Et je pense quand même que les réactions de ces forces n’ont pas atteint le niveau escompté face à la dimension d’un acte comme l’arrestation d’un candidat que le pouvoir cherche à soustraire d’une campagne en cours pour l’isoler des autres candidats et régler ses propres comptes avec lui.
-Que répondez-vous à ceux qui ont qualifié votre alliance avec IRA de « contre nature »?,
Les gens, qui ont tenu ces propos, les ont tenus soit motivés par la rivalité, soit tout simplement par stupidité politique, soit poussés par les deux en même temps. D’aucuns voient aujourd’hui à quel point la confiance entre les différentes composantes de notre tissu social faiblit et s’effrite au moment où notre transition démocratique trébuche, et ceci en l’absence d’un pouvoir qui dispose d’un minimum de volonté et de vision qui lui permet de traiter les grands dossiers avec le niveau de responsabilité et de sagesse requis.
Cette situation impose aux forces nationales ayant un rôle historique ou actuel de conjuguer leurs efforts pour soigner une plaie saignante, mais une plaie dont le traitement est possible pour ceux qui disposent de la volonté, du désir et de la sincérité nécessaires, et je pense que tel est justement le cas des deux côtés concernés par cette initiative: le parti Sawab avec ses racines idéologiques progressistes, son histoire militante et sa présence politique, et le mouvement national soutenant le candidat Birame Dah Abeid avec ses orientations militantes, sa résistance et ses sacrifices révolutionnaire de taille.

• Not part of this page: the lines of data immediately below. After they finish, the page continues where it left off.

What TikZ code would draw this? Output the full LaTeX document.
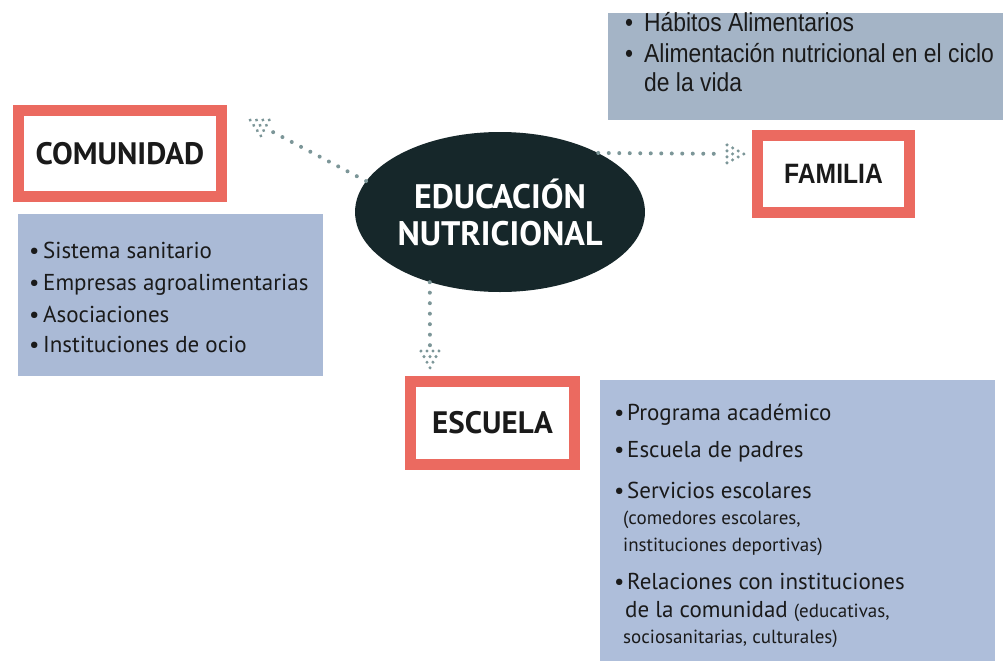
\documentclass[tikz,border=0pt]{standalone}
\usepackage{fontspec}
\setmainfont{PT Sans}
\newfontfamily\arialn[FakeStretch=0.88]{Liberation Sans}
\usetikzlibrary{decorations.markings, shapes.geometric}

\definecolor{redf}{HTML}{EB6A60}
\definecolor{boxa}{HTML}{AABAD6}
\definecolor{boxb}{HTML}{A4B4C6}
\definecolor{boxc}{HTML}{AEBEDA}
\definecolor{ink}{HTML}{16272A}
\definecolor{dotc}{HTML}{7C9698}
\definecolor{txt}{HTML}{1A1A1A}

\newcommand{\arrdots}{%
  \foreach \r in {0,...,3}{%
    \pgfmathtruncatemacro\nn{4-\r}%
    \foreach \i in {1,...,\nn}{%
      \fill[dotc] ({-17+5.6*\r},{(\i-(\nn+1)/2)*6}) circle (1.7pt);
    }%
  }%
}

\begin{document}
\begin{tikzpicture}[x=1pt,y=-1pt,
  frame/.style={draw=redf, line width=11pt, fill=white, inner sep=0pt,
    text=txt, font=\bfseries\fontsize{31}{31}\selectfont},
  listbox/.style={fill=#1, inner sep=0pt, minimum width=0pt},
  item/.style={anchor=base west, inner sep=0pt, text=txt, font=\fontsize{23}{23}\selectfont},
  smallitem/.style={item, font=\fontsize{19}{19}\selectfont},
  topitem/.style={anchor=base west, inner sep=0pt, text=txt, font=\arialn\fontsize{26}{26}\selectfont},
  conn/.style={draw=dotc, line width=4pt, line cap=round,
    dash pattern=on 0pt off 10.5pt, shorten >=20pt,
    postaction={decorate, decoration={markings, mark=at position 1 with {\arrdots}}}},
]
\useasboundingbox (0,0) rectangle (1003,661);
\fill[white] (0,0) rectangle (1003,661);

% list boxes
\node[listbox=boxb, minimum width=395pt, minimum height=107pt] (famlist) at (805.5,66.5) {};
\node[listbox=boxa, minimum width=305pt, minimum height=162pt] (comlist) at (170.5,295) {};
\node[listbox=boxc, minimum width=395pt, minimum height=281pt] (esclist) at (797.5,520.5) {};

% title frames
\node[frame, minimum width=203pt, minimum height=86pt] (com) at (120,153.5) {COMUNIDAD};
\node[frame, minimum width=152pt, minimum height=77pt,
  font=\arialn\bfseries\fontsize{28}{28}\selectfont] (fam) at (833.5,174) {FAMILIA};
\node[frame, minimum width=164pt, minimum height=83pt] (esc) at (492.5,423) {ESCUELA};

% central ellipse
\node[ellipse, fill=ink, minimum width=280pt, minimum height=160pt, inner sep=0pt,
  text=white, align=center, font=\bfseries\fontsize{34}{37}\selectfont] (edu) at (500,212)
  {EDUCACIÓN\\NUTRICIONAL};

% connectors
\coordinate (tipC) at (250,120);
\coordinate (tipF) at (744,154);
\coordinate (tipE) at (430,368);
\draw[conn] (edu.167) -- (tipC);
\draw[conn] (edu.31) -- (tipF);
\draw[conn] (edu.225) -- (tipE);

% COMUNIDAD list
\node[item] (c1) at (29,258) {\makebox[14pt][l]{•}Sistema sanitario};
\node[item] (c2) at (29,290) {\makebox[14pt][l]{•}Empresas agroalimentarias};
\node[item] (c3) at (29,322) {\makebox[14pt][l]{•}Asociaciones};
\node[item] (c4) at (29,352) {\makebox[14pt][l]{•}Instituciones de ocio};

% FAMILIA list
\node[topitem] (f1) at (625,32) {\makebox[19pt][l]{•}Hábitos Alimentarios};
\node[topitem] (f2) at (625,63) {\makebox[19pt][l]{•}Alimentación nutricional en el ciclo};
\node[topitem] (f3) at (644,91) {de la vida};

% ESCUELA list
\node[item] (e1) at (614,420) {\makebox[13pt][l]{•}Programa académico};
\node[item] (e2) at (614,457) {\makebox[13pt][l]{•}Escuela de padres};
\node[item] (e3) at (614,498) {\makebox[13pt][l]{•}Servicios escolares};
\node[smallitem] (e4) at (623,524) {(comedores escolares,};
\node[smallitem] (e5) at (623,551) {instituciones deportivas)};
\node[item] (e6) at (614,589) {\makebox[13pt][l]{•}Relaciones con instituciones};
\node[item] (e7) at (625,617) {de la comunidad {\fontsize{19}{19}\selectfont(educativas,}};
\node[smallitem] (e8) at (623,643) {sociosanitarias, culturales)};
\end{tikzpicture}
\end{document}
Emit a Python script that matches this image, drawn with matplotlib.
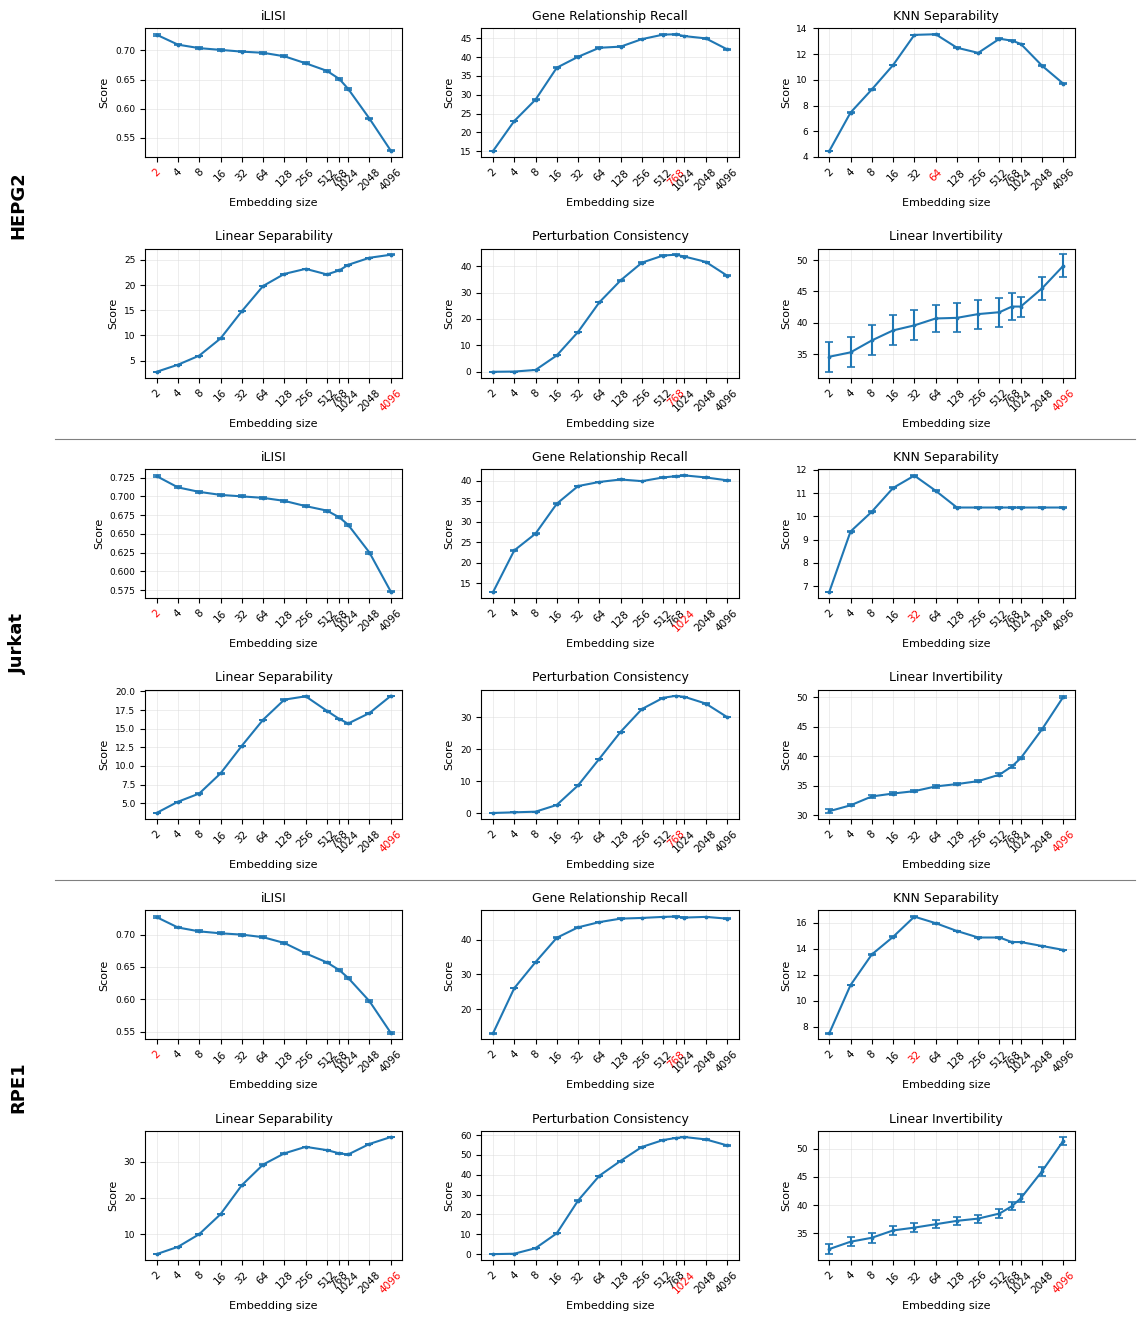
import matplotlib
matplotlib.use('Agg')
import matplotlib.pyplot as plt
from matplotlib.lines import Line2D
import numpy as np

tailles = [2, 4, 8, 16, 32, 64, 128, 256, 512, 768, 1024, 2048, 4096]
metriques = ['iLISI', 'Gene Relationship Recall', 'KNN Separability',
             'Linear Separability', 'Perturbation Consistency', 'Linear Invertibility']
lignees = ['HEPG2', 'Jurkat', 'RPE1']

# HEPG2
hepg2_ilisi = [0.727, 0.710, 0.704, 0.701, 0.698, 0.696, 0.690, 0.678, 0.665, 0.651, 0.634, 0.583, 0.528]
hepg2_grr = [15.0, 23.0, 28.7, 37.2, 40.1, 42.5, 42.8, 44.8, 46.0, 46.1, 45.6, 45.0, 42.1]
hepg2_knn = [4.45, 7.45, 9.25, 11.15, 13.5, 13.55, 12.5, 12.1, 13.2, 13.05, 12.8, 11.1, 9.7]
hepg2_linsep = [2.8, 4.2, 6.0, 9.4, 14.8, 19.8, 22.2, 23.2, 22.1, 22.9, 24.0, 25.4, 26.0]
hepg2_pert = [0.0, 0.1, 0.7, 6.2, 15.1, 26.3, 34.6, 41.3, 44.0, 44.3, 43.6, 41.6, 36.4]
hepg2_lininv = [34.6, 35.3, 37.2, 38.8, 39.6, 40.7, 40.8, 41.4, 41.7, 42.6, 42.6, 45.5, 49.1]
hepg2_lininv_err = [2.4, 2.4, 2.4, 2.4, 2.4, 2.1, 2.3, 2.3, 2.3, 2.1, 1.6, 1.8, 1.8]

# Jurkat
jurkat_ilisi = [0.727, 0.712, 0.706, 0.702, 0.700, 0.698, 0.694, 0.687, 0.681, 0.672, 0.662, 0.625, 0.573]
jurkat_grr = [12.8, 23.0, 27.1, 34.4, 38.7, 39.7, 40.3, 39.9, 40.8, 41.1, 41.3, 40.8, 40.1]
jurkat_knn = [6.75, 9.35, 10.2, 11.22, 11.75, 11.1, 10.38, 10.38, 10.38, 10.38, 10.38, 10.38, 10.38]
jurkat_linsep = [3.7, 5.2, 6.3, 9.0, 12.7, 16.2, 18.9, 19.35, 17.4, 16.3, 15.7, 17.1, 19.4]
jurkat_pert = [0.1, 0.3, 0.5, 2.6, 8.7, 17.0, 25.4, 32.5, 36.0, 36.6, 36.3, 34.2, 30.0]
jurkat_lininv = [30.7, 31.7, 33.2, 33.7, 34.1, 34.9, 35.3, 35.8, 36.9, 38.3, 39.7, 44.6, 50.1]
jurkat_lininv_err = [0.3, 0.2, 0.2, 0.2, 0.2, 0.2, 0.2, 0.2, 0.2, 0.2, 0.2, 0.2, 0.2]

# RPE1
rpe1_ilisi = [0.727, 0.711, 0.705, 0.702, 0.700, 0.696, 0.687, 0.671, 0.657, 0.645, 0.633, 0.597, 0.548]
rpe1_grr = [13.0, 26.0, 33.5, 40.5, 43.5, 45.0, 46.0, 46.2, 46.5, 46.6, 46.3, 46.5, 46.0]
rpe1_knn = [7.5, 11.2, 13.55, 14.9, 16.45, 15.95, 15.35, 14.85, 14.85, 14.5, 14.5, 14.2, 13.9]
rpe1_linsep = [4.5, 6.5, 10.0, 15.5, 23.5, 29.2, 32.3, 34.1, 33.2, 32.3, 32.0, 34.9, 36.8]
rpe1_pert = [0.0, 0.2, 3.0, 10.5, 27.0, 39.5, 47.0, 54.0, 57.5, 58.5, 59.0, 57.8, 54.8]
rpe1_lininv = [32.2, 33.5, 34.2, 35.5, 36.0, 36.6, 37.2, 37.6, 38.5, 39.8, 41.2, 46.0, 51.4]
rpe1_lininv_err = [0.9, 0.8, 0.9, 0.8, 0.8, 0.7, 0.7, 0.7, 0.8, 0.7, 0.7, 0.8, 0.7]

donnees = {
    'HEPG2': [hepg2_ilisi, hepg2_grr, hepg2_knn, hepg2_linsep, hepg2_pert, hepg2_lininv],
    'Jurkat': [jurkat_ilisi, jurkat_grr, jurkat_knn, jurkat_linsep, jurkat_pert, jurkat_lininv],
    'RPE1': [rpe1_ilisi, rpe1_grr, rpe1_knn, rpe1_linsep, rpe1_pert, rpe1_lininv],
}
erreurs = {'HEPG2': hepg2_lininv_err, 'Jurkat': jurkat_lininv_err, 'RPE1': rpe1_lininv_err}

fig, axes = plt.subplots(6, 3, figsize=(11.45, 13.22), dpi=100)
fig.subplots_adjust(left=0.1266, right=0.9389, top=0.9788, bottom=0.0469,
                    wspace=0.306, hspace=0.709)

for k, lignee in enumerate(lignees):
    for m, nom in enumerate(metriques):
        ax = axes[2 * k + m // 3, m % 3]
        y = np.array(donnees[lignee][m])
        if m == 5:
            yerr = erreurs[lignee]
        else:
            yerr = np.abs(y) * 0.002
        ax.errorbar(tailles, y, yerr=yerr, color='#1f77b4', marker='.', markersize=3.5,
                    capsize=3, linewidth=1.5, elinewidth=1.5, capthick=1.2)
        ax.set_xscale('log', base=2)
        ax.set_xticks(tailles)
        ax.set_xticklabels([str(t) for t in tailles], rotation=45, fontsize=7.5)
        ax.minorticks_off()
        ax.tick_params(axis='y', labelsize=6.5)
        best = int(np.argmax(y))
        ax.get_xticklabels()[best].set_color('red')
        ax.set_title(nom, fontsize=9)
        ax.set_xlabel('Embedding size', fontsize=8)
        ax.set_ylabel('Score', fontsize=8)
        ax.grid(True, color='#dddddd', linewidth=0.6, alpha=0.6)

# Séparateurs et noms des lignées
for yl in [1 - 439 / 1322, 1 - 880 / 1322]:
    fig.add_artist(Line2D([0.048, 0.991], [yl, yl], color='grey', linewidth=0.8))
for yc, lignee in zip([1 - 205 / 1322, 1 - 643 / 1322, 1 - 1087 / 1322], lignees):
    fig.text(0.016, yc, lignee, rotation=90, fontsize=13, fontweight='bold',
             ha='center', va='center')

fig.savefig('out.png', dpi=100)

Il s’agit d’un accord politique national pour une Mauritanie en harmonie, en sécurité et en accord avec elle-même, une Mauritanie qui se partage la richesse, la justice et l’égalité et qui s’auto-garantit la sécurité et l’équité loin de toute tutelle. Je pense que la responsabilité de la réalisation de ces idéaux incombe aux partis, aux militants et aux forces nationales sérieuses qui ne doivent pas s’attendre à des solutions de la part des côtés officiels qui n’ont guerre apporté une solution équitable à une quelconque de nos principales causes.